Wir seitens der kritischen Zivilgesellschaft in Brasilien sind sehr besorgt. Denn dieser Positionswechsel ist kein technischer Aspekt, es ist ein zentraler politischer Wechsel mit Auswirkungen auf den verbleibenden tropischen Regenwald weltweit. Wäre Brasilien dagegen, wären die kommenden Verhandlungen andere. Jede Debatte über Entwicklung, jede Dabatte darüber, was indigene Gemeinschaften unter Entwicklung verstehen ist nun gebunden an das internationale Finanzsystem. Es läuft gegenwärtig in Brasilien eine massive Einschüchterungekampagne gegen lokale, vor allem indigene Gemeinschaften, auch gegenüber den Provinzgoverneuren, dieses neue Marktinstrument zu akzeptieren. Die USA machen massive Lobbyarbeit dafür, ebenso große NGOs, die für einen Markt-basierten Umweltschutz argumentieren und auch Kohlenstoff-Broker sind sehr interessiert und big business. REDD ist aber auch ein zusätzlicher starker Impuls für einen weiteren strukturellen Wandel im Amazonasgebiet. Denn wer ein REDD-Projekt umsetzen möchte, muss dafür über das notwendige Landeigentum verfügen. Brasilien verfügt in seinen Waldgebieten nach wie vor über einen enormen Anteil an öffentlich-staatlichem Land im Amazonasgebiet. Und all das soll und wird dann in den Markt geworfen. In Europa war der land grab – der Landraub – eine sehr große Sorge in den letzten 2 Jahren. Wird REDD in Amazonien umgesetzt, wird die Dimension des Landraubs ein vielfaches größer sein! Für uns ist das ein historischer Moment, denn wenn die Regeln für solche Projekte erst einmal gesetzt sind, wird die Realität für die Menschen vor Ort eine deutlich andere sein.
Fabian Scheidler: Alexandra, aus einigen lateinamerikanischen Ländern werden inzwischen Forderungen und Vorschläge laut, die über die bisherigen Klimaverhandlungen hinausgehen. Ecuador schlägt die Einrichtung von Fonds vor, um fossile Energieträger im Boden zu lassen; Bolivien und andere Staaten fordern Reparationszahlungen für die so genannten „Klimaschulden“ der industrialisierten Länder. Was ist Ihre Meinung dazu?

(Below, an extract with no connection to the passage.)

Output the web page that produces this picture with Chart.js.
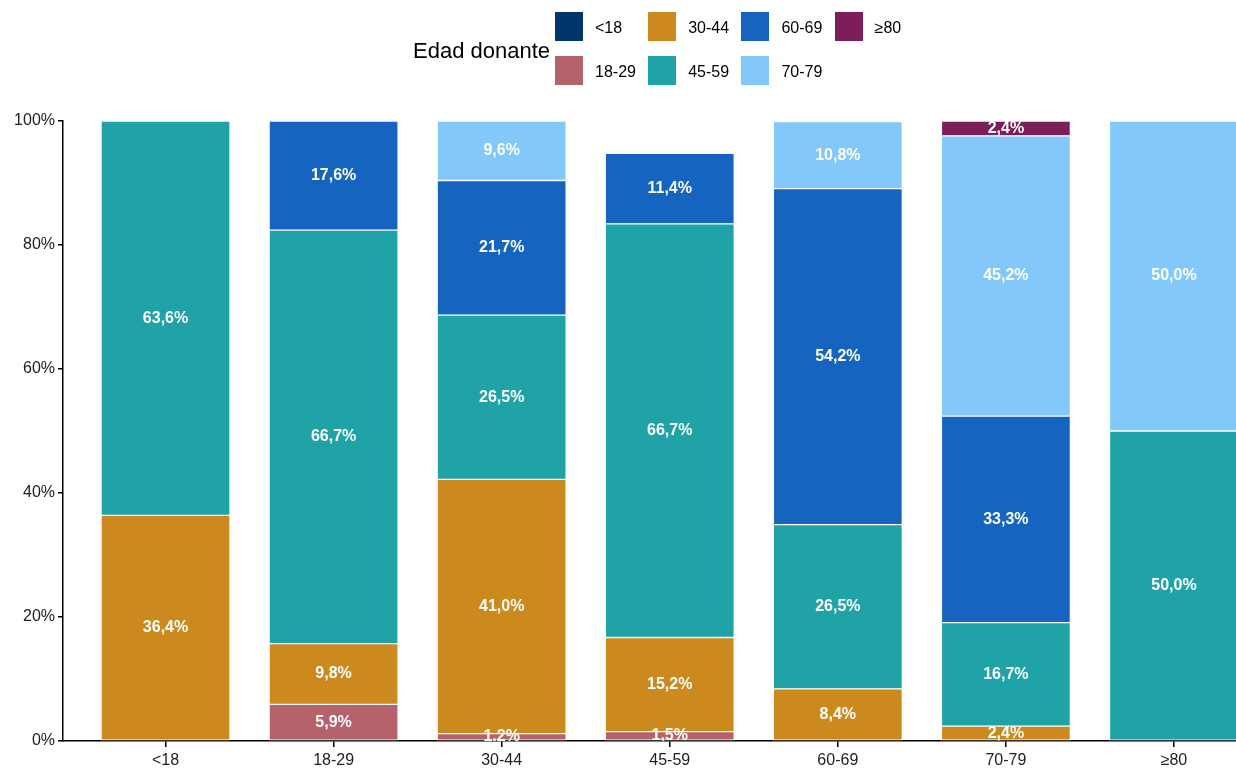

Alexandra Almeida: In Ecuador gibt es einen Vorschlag, der von Umweltorganisationen vorgebracht und dann von der Regierung aufgegriffen wurde. Der Vorschlag besteht darin, eines der größten Ölvorkommen von circa einer Milliarde Barrel, das innerhalb des Nationalparkes Yasuni liegt, unberührt zu lassen. Der Yasuni ist reich an Biodiversität, außerdem Lebensraum von indigenen Völkern, die dort seit Jahrhunderten in freiwilliger Isolierung leben. Der Vorschlag besagt, das Öl für immer im Boden zu lassen. Damit soll einer der weltweit biodivers reichsten Regionen geschützt, ein Genozid an indigenen Gruppen verhindert und auch ein Beitrag wider den Klimawandel geleistet werden. Das Öl im Boden zu lassen, nicht zu fördern, zu verbrennen ist der einzig wirksame Mechanismus, um zum Klimaschutz beizutragen. Denn alle anderen Lösungsansätze oder Mechanismen haben versagt. Die Erdölproduktion ist der Hauptverursacher des Klimawandels. In vielen Ländern des Südens wie Bolivien und Ecuador hat die Erdölproduktion zudem zu massiven negativen lokalen Auswirkungen geführt. In Ecuador gibt es zahlreiche Fälle, in denen die Bevölkerung in der Nähe von Erdölproduktionsstätten hohe Krebserkrankungsraten aufweist. Diese Aktivitäten haben dann zu einer ökologischen Schuld von Unternehmen auf lokaler und globaler Ebene geführt. Und die Forderung ist es, diese ökologische Schuld anzuerkennen und auszugleichen.
David Goeßmann: Was ist aus Ihrer Sicht jetzt nötig, um Klimagerechtigkeit weltweit durchzusetzen?
Camila Moreno: Zuerst müssen wir die gesamte Basis hinterfragen, auf der die westliche Kultur erbaut wurde. Klima -und Energiekrise sind konkreter Beleg zu hinterfragen, wofür all die aufgebaute Rationalität gedient hat? Welche Welt wurde da geschaffen? Vor meinem lateinamerikanischen Hintergrund und Erfahrungen gesprochen, müssen wir lernen, zurückgehen zu dem alten Wissen, das in alten indigenen Kulturen steckt. Es geht darum, eine andere Kosmologie zu schaffen, mit anderen Werten als den herrschenden Marktorientierten.
Alexandra Almeida: Klimagerechtigkeit zu erreichen ist ein Muss. Wir möchten, dass dieser Planet nicht zerstört wird. Andernfalls werden wir in kurzer Zeit keinen mehr haben. Wir müssen uns bewußt machen, dass wir auf der Basis von Erdöl und fossilen Rohstoffen existieren und einen Übergang finden müssen zu einer anderen Zivilisation, wenn wir weiterhin auf diesem Planeten leben wollen. Die Antworten und Lösungen liegen nicht bei den Regierungen oder auch den Vereinten Nationen. Sie liegen bei den Völkern, die im wesentlichen in den Ländern des Südens leben. Dort gibt es das Wissen darüber, das die aktuellen Krisen vorhersagte. Dort gibt es aber auch Stimmen zu den Lösungen, um in eine neue andere Richtung zu schauen, die uns hilft, den Planeten zu erhalten.